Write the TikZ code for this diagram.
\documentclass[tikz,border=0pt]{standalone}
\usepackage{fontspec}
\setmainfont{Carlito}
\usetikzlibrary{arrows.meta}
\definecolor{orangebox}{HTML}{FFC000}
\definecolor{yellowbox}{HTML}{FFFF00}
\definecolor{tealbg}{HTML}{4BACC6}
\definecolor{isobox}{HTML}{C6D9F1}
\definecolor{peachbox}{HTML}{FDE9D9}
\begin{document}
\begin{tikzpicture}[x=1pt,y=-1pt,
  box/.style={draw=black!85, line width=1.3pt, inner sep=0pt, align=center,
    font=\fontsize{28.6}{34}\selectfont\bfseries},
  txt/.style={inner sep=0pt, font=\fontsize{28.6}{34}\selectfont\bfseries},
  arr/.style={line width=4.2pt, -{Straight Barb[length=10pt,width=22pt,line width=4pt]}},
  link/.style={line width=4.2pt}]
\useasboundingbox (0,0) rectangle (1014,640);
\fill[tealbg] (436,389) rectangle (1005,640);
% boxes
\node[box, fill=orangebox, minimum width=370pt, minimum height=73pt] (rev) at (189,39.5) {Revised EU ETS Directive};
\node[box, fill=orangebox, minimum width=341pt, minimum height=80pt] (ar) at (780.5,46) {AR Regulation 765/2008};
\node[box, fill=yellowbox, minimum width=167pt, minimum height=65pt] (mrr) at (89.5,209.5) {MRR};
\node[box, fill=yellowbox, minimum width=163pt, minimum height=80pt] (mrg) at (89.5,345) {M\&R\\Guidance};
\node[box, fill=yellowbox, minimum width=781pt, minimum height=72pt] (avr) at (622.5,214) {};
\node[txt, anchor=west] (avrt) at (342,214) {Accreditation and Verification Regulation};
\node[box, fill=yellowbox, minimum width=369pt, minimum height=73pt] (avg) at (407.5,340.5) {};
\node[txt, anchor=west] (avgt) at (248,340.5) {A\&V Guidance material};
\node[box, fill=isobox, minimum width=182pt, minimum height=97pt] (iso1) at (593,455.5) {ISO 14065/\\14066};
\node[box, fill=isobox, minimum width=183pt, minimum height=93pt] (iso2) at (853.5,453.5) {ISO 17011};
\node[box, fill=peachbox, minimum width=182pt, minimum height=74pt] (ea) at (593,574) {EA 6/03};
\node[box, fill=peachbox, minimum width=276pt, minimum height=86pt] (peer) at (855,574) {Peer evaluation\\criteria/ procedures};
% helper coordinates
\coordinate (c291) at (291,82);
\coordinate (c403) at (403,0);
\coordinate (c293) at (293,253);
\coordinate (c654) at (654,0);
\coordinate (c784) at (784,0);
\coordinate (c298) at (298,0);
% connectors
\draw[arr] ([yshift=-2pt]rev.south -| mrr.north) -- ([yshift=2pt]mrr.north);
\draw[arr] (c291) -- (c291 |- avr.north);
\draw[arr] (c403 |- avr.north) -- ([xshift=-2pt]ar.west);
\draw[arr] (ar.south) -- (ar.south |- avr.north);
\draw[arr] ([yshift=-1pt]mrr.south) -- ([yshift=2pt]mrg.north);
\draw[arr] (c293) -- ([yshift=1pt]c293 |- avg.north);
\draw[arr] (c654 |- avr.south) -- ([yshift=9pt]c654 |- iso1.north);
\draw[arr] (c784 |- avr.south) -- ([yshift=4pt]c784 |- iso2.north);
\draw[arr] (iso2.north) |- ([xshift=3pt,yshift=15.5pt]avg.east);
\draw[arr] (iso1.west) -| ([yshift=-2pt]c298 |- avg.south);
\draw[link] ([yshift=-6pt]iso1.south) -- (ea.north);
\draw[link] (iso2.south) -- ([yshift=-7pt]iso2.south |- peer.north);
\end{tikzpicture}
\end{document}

..............................

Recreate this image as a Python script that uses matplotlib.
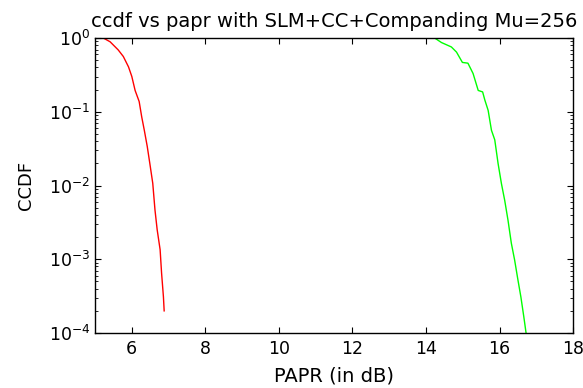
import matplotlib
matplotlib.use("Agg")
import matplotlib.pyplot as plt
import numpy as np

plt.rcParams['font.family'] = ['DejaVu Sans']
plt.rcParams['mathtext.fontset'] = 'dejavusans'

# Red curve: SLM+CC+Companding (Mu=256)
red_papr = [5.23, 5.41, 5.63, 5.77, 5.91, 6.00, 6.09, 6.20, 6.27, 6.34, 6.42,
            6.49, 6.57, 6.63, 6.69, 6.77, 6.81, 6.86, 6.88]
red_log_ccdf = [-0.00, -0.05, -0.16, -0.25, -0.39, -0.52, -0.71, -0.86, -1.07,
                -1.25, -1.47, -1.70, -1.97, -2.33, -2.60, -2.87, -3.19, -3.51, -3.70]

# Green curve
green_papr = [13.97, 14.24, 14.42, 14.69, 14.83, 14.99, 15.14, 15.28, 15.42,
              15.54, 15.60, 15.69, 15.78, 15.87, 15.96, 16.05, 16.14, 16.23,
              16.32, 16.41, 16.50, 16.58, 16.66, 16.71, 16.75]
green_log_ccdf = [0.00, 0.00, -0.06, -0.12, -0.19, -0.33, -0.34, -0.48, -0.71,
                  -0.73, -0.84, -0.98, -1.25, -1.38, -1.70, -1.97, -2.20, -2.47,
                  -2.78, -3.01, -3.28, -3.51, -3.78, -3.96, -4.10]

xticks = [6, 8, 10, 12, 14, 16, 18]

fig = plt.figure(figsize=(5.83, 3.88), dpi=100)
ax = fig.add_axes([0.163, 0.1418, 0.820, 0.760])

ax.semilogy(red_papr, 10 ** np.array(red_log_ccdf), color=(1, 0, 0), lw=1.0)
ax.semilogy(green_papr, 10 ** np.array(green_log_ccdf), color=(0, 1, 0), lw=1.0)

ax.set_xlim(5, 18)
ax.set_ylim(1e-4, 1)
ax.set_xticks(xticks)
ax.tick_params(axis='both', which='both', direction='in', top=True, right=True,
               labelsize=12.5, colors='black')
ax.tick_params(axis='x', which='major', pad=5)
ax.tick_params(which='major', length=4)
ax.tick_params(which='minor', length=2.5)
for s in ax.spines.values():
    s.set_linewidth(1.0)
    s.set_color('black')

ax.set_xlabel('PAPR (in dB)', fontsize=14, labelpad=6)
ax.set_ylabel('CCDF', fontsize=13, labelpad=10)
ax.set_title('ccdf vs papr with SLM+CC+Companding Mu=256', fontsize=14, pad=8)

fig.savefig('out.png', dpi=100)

..............................

◆ **Given request**:
Above are the records. Copy only the lines from the one with "Recreate this image" through the one with "-2.78, -3.01, -3.28, -3.51, -3.78, -3.96, -4.10]", exactly, with no pictures.

◆ **Exercise result**:
Recreate this image as a Python script that uses matplotlib.
import matplotlib
matplotlib.use("Agg")
import matplotlib.pyplot as plt
import numpy as np

plt.rcParams['font.family'] = ['DejaVu Sans']
plt.rcParams['mathtext.fontset'] = 'dejavusans'

# Red curve: SLM+CC+Companding (Mu=256)
red_papr = [5.23, 5.41, 5.63, 5.77, 5.91, 6.00, 6.09, 6.20, 6.27, 6.34, 6.42,
            6.49, 6.57, 6.63, 6.69, 6.77, 6.81, 6.86, 6.88]
red_log_ccdf = [-0.00, -0.05, -0.16, -0.25, -0.39, -0.52, -0.71, -0.86, -1.07,
                -1.25, -1.47, -1.70, -1.97, -2.33, -2.60, -2.87, -3.19, -3.51, -3.70]

# Green curve
green_papr = [13.97, 14.24, 14.42, 14.69, 14.83, 14.99, 15.14, 15.28, 15.42,
              15.54, 15.60, 15.69, 15.78, 15.87, 15.96, 16.05, 16.14, 16.23,
              16.32, 16.41, 16.50, 16.58, 16.66, 16.71, 16.75]
green_log_ccdf = [0.00, 0.00, -0.06, -0.12, -0.19, -0.33, -0.34, -0.48, -0.71,
                  -0.73, -0.84, -0.98, -1.25, -1.38, -1.70, -1.97, -2.20, -2.47,
                  -2.78, -3.01, -3.28, -3.51, -3.78, -3.96, -4.10]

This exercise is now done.